You keep your money in Yen? :slight_smile:

I don't know that people would comprehend the difference between UNLESS vs. NOT.

If we're looking for uniform operators, it seems there are NOT-AHEAD and ONE-IF-NOT-AHEAD, where ONE-IF-NOT-AHEAD simply takes the next single item if the rule doesn't match:

>> parse ["a"] [one-if-not-ahead [integer! integer!]]
== "a"

This ONE-IF-NOT-AHEAD operator is kind of clunky, though similar to how SET works in Rebol2/Red, to take the first item of a match (vs UPARSE's last synthesized product of "a block combinator").

rebol2>> parse ["a" "b"] [set x [string! string!]]
== true

rebol2>> x
== "a"

one-if-not-ahead rule is simply [not-ahead rule, one] (in the current ONE-is-historical-SKIP model)

It would work with anything... but I'd personally rather have a NOT that wasn't compatible with everything, but covered common cases.
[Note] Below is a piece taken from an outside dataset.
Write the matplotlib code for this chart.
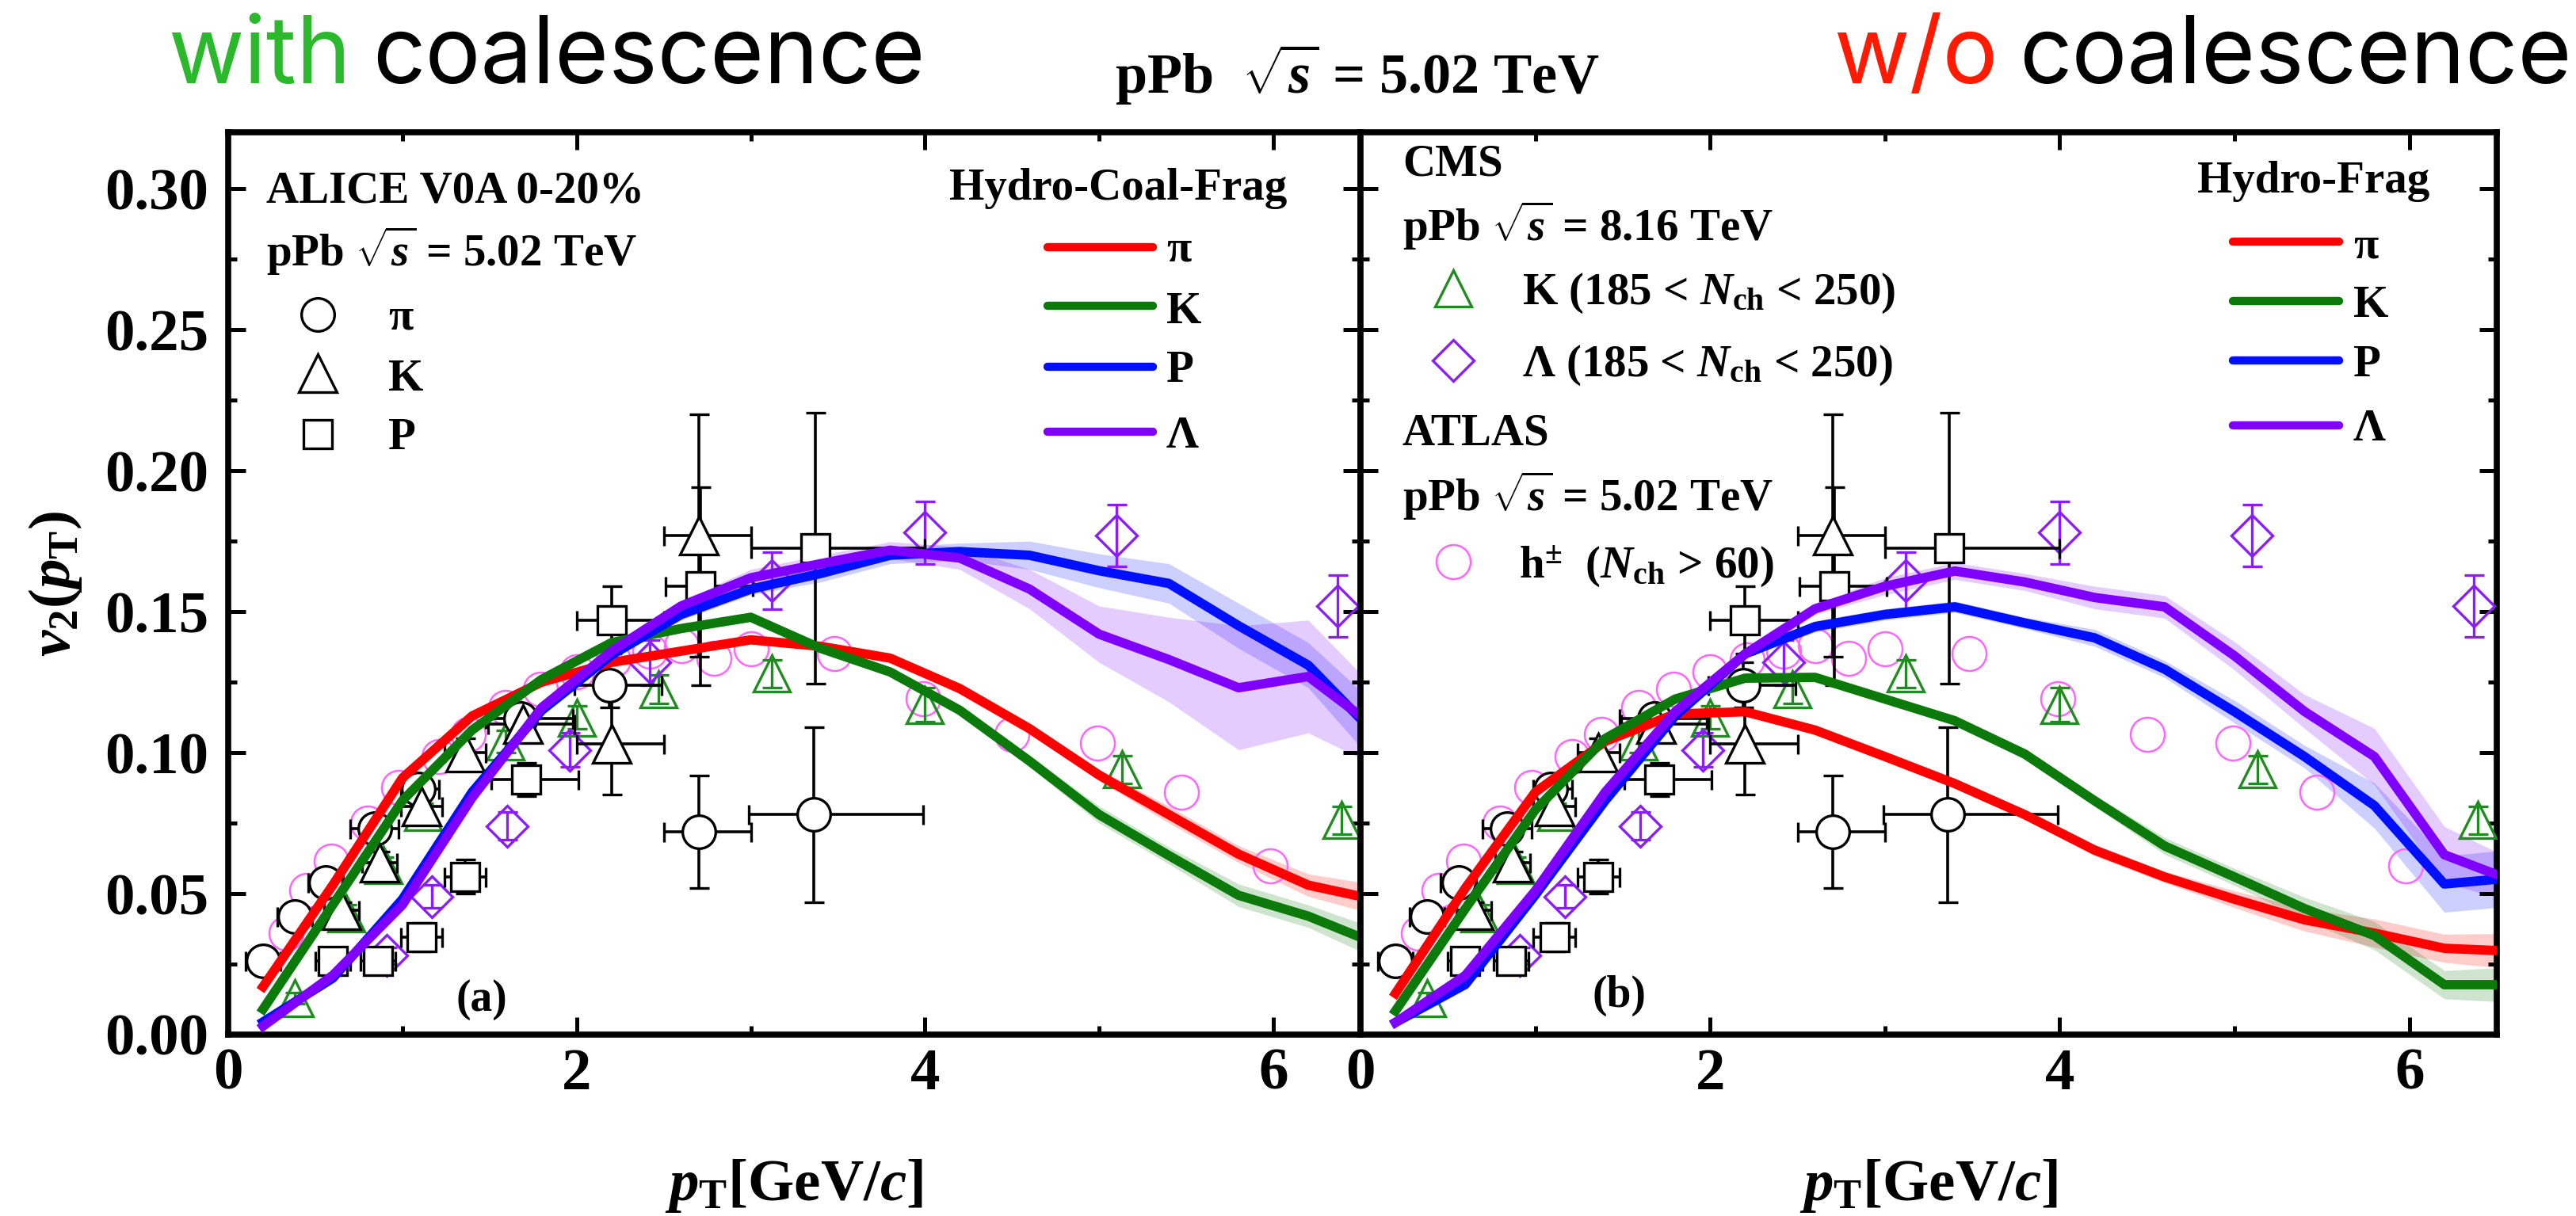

And if someone actually wanted ONE-IF-NOT-AHEAD they could write [not ahead rule, one] for themselves.

It wouldn't really be a combinator, but a "combinator modifier".

Let me reiterate it's simply about being able to pass a refinement to combinators, even if they are triggered by a datatype and hence nowhere to put the refinement.

e.g. you can write ahead/not but you can't write #a/not

I think not *combinator* being able to do this modification is a cool idea.

Though of course allowing general "combinator modifiers" creates a lot of obfuscations, due to the backchannel. If I'm trying to make a debugger, then these refinements slipping in have to be presented somehow... otherwise once you've stepped into the not and all you see is #a it will be confusing when #b looks to be a match of #a.

Maybe negation is the only combinator modifier, so the system can account for it.

Conservative Choice For Now

A conservative thing to do may just be to rename NOT as NOT-AHEAD and work on higher priority tasks.